En effet, depuis 2018, des instructeurs militaires russes entrainent les forces armées centrafricaines et assurent la garde rapprochée du président. Ils accompagnent les FACA sur le terrain. Des hommes russes assurent également la protection de mines. Un millier de Russes sont déployés selon des sources officielles centrafricaines. Ces hommes sont en très grande majorité des membres de la société militaire privée Wagner qui appartient à un proche de Vladimir Poutine, Evgueni Prigojine. « Les Russes ont une réelle capacité à projeter des forces et des sociétés de sécurité privées. Les Américains le font. Les Français ont été un peu plus réticents dans un premier temps », explique Roland Marchal, chercheur à Sciences Po Paris. Mais selon Thierry Vircoulon, il ne faut pas se tromper. « Wagner, c’est la Russie ! » Trois journalistes russes qui enquêtaient sur les activités de Wagner ont été assassinés en Centrafrique. Les coupables n'ont pas été retrouvés. L'enquête est au point mort.
« Dans les années 1970, Bokassa avait essayé de sortir de cette dépendance exclusive avec la France en se tournant vers la Libye et les pays du bloc de l’Est. C’est qui avait motivé l’intervention de la France contre son régime en 1979. Nous sommes aujourd'hui dans un contexte international où il y a des rivalités internationales de plus en plus aiguisées entre les Chinois, Américains, Russes ou Turcs. Les Africains disent qu’il y a de la place pour tout le monde. L’intérêt des Africains est surtout de multiplier le clientélisme international et de diversifier la dépendance. La nouvelle revendication de souveraineté des régimes africains consiste à démultiplier les liens de dépendance au lieu de créer les conditions économiques de la souveraineté. Le pouvoir de Bangui s’inscrit dans cette logique », rappelle pour sa part le chercheur Thierry Vircoulon.

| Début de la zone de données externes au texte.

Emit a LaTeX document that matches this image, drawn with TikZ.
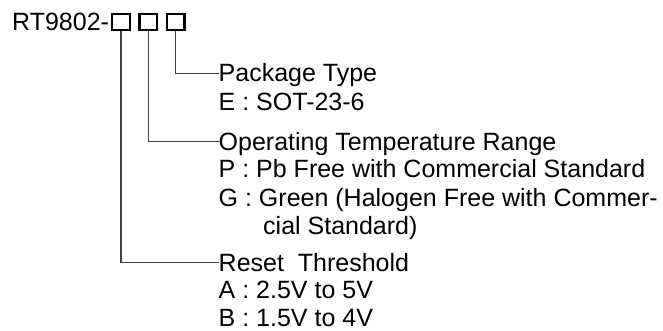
\documentclass[tikz,border=0pt]{standalone}
\usepackage{fontspec}
\setmainfont{Liberation Sans}
\usetikzlibrary{positioning}

\begin{document}
\begin{tikzpicture}[
    x=1pt, y=-1pt,
    node distance=7.5pt,
    digit/.style={draw, line width=2.4pt, minimum width=17.5pt, minimum height=16pt, inner sep=0},
    item/.style={anchor=base west, inner sep=0, font=\fontsize{25}{28}\selectfont},
    lead/.style={draw=black!75, line width=1.3pt}
]
\useasboundingbox (0,0) rectangle (663,331);

\node[item] (part) at (12,31) {RT9802-};
\node[digit] (d1) at (121,22) {};
\node[digit, right=of d1] (d2) {};
\node[digit, right=of d2] (d3) {};

% package
\node[item] (pkg) at (218.5,82) {Package Type};
\node[item] (pkgE) at (218.5,111) {E : SOT-23-6};
% temperature
\node[item] (temp) at (218.5,150) {Operating Temperature Range};
\node[item] (tempP) at (218.5,178) {P : Pb Free with Commercial Standard};
\node[item] (tempG) at (218.5,206) {G : Green (Halogen Free with Commer-};
\node[item] (tempG2) at (263,234) {cial Standard)};
% threshold
\node[item] (thr) at (218.5,271) {Reset\ \ Threshold};
\node[item] (thrA) at (218.5,298.5) {A : 2.5V to 5V};
\node[item] (thrB) at (218.5,326) {B : 1.5V to 4V};

\draw[lead] (d3.south) |- ([yshift=8.5pt]pkg.base west);
\draw[lead] (d2.south) |- ([yshift=8.5pt]temp.base west);
\draw[lead] (d1.south) |- ([yshift=8.5pt]thr.base west);
\end{tikzpicture}
\end{document}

Cette présence russe en Centrafrique s’inscrit également dans une volonté plus générale de Moscou d’avancer ses pions et faire valoir ses intérêts sur le continent.

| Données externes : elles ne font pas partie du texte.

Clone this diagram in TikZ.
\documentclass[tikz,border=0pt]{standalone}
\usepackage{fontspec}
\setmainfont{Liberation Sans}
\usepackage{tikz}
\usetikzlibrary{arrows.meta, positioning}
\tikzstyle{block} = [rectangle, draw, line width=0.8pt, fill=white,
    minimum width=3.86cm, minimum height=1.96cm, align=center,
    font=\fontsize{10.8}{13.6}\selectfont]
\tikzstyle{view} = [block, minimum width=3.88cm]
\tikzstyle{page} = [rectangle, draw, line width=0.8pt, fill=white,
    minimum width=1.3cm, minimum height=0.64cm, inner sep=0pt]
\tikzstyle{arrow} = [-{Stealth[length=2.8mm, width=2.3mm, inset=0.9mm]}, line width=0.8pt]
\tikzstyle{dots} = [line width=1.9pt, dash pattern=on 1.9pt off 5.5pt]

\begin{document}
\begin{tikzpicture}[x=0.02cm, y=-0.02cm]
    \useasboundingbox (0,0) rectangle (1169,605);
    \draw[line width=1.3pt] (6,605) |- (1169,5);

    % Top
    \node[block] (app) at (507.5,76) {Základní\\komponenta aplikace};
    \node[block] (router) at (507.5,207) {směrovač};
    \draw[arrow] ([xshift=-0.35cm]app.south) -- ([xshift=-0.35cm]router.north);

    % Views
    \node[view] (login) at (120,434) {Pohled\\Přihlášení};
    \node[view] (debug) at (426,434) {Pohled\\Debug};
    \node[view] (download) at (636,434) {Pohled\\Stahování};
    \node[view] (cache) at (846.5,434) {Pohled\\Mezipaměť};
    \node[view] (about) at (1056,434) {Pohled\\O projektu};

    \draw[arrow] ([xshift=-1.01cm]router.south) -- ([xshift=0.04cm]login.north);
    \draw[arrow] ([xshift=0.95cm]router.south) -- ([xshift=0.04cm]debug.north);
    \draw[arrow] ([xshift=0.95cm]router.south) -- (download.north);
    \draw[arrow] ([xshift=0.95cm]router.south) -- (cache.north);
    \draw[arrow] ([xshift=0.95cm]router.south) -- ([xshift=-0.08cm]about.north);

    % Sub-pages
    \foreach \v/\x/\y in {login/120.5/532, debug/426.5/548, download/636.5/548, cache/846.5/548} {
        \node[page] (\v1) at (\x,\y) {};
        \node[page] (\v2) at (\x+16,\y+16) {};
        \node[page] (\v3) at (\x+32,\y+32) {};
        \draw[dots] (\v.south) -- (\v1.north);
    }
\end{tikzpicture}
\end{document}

« Cette offensive s’est accentuée depuis la crise ukrainienne. Les Russes ont pour projet d’installer des bases militaires dans cinq pays africains », ajoute Thierry Vircoulon. Moscou va construire une base militaire sur la mer Rouge, à Port-Soudan. Il s'agit d'une première en Afrique depuis l'effondrement de l'Union soviétique.
« Moscou soutient la candidature de Faustin-Archange Touadéra. Le défilé des blindés russes dans les rues de la capitale (NDLR : don de Moscou) en octobre dernier était un message destiné à l’opposition. Les Russes ont également transféré leurs techniques de propagande et de communication au pouvoir en place », constate Thierry Vircoulon. Cette présence reste loin d’être exclusive contrairement à ce que fut celle de la France durant des dizaines d’années. « Le pouvoir à Bangui a deux protecteurs, les Russes mais aussi également la force onusienne, la Minusca. La Chine reste le premier partenaire économique du pays. Et en règle générale, les Centrafricains restent ouverts à tout investissement étranger, sans aucune préférence exclusive. Les Russes ont acquis des permis d’exploitation des mines (NDLR : or et diamants) mais ils n’ont pas encore réellement fait les investissements nécessaires dans ce sens », note le chercheur.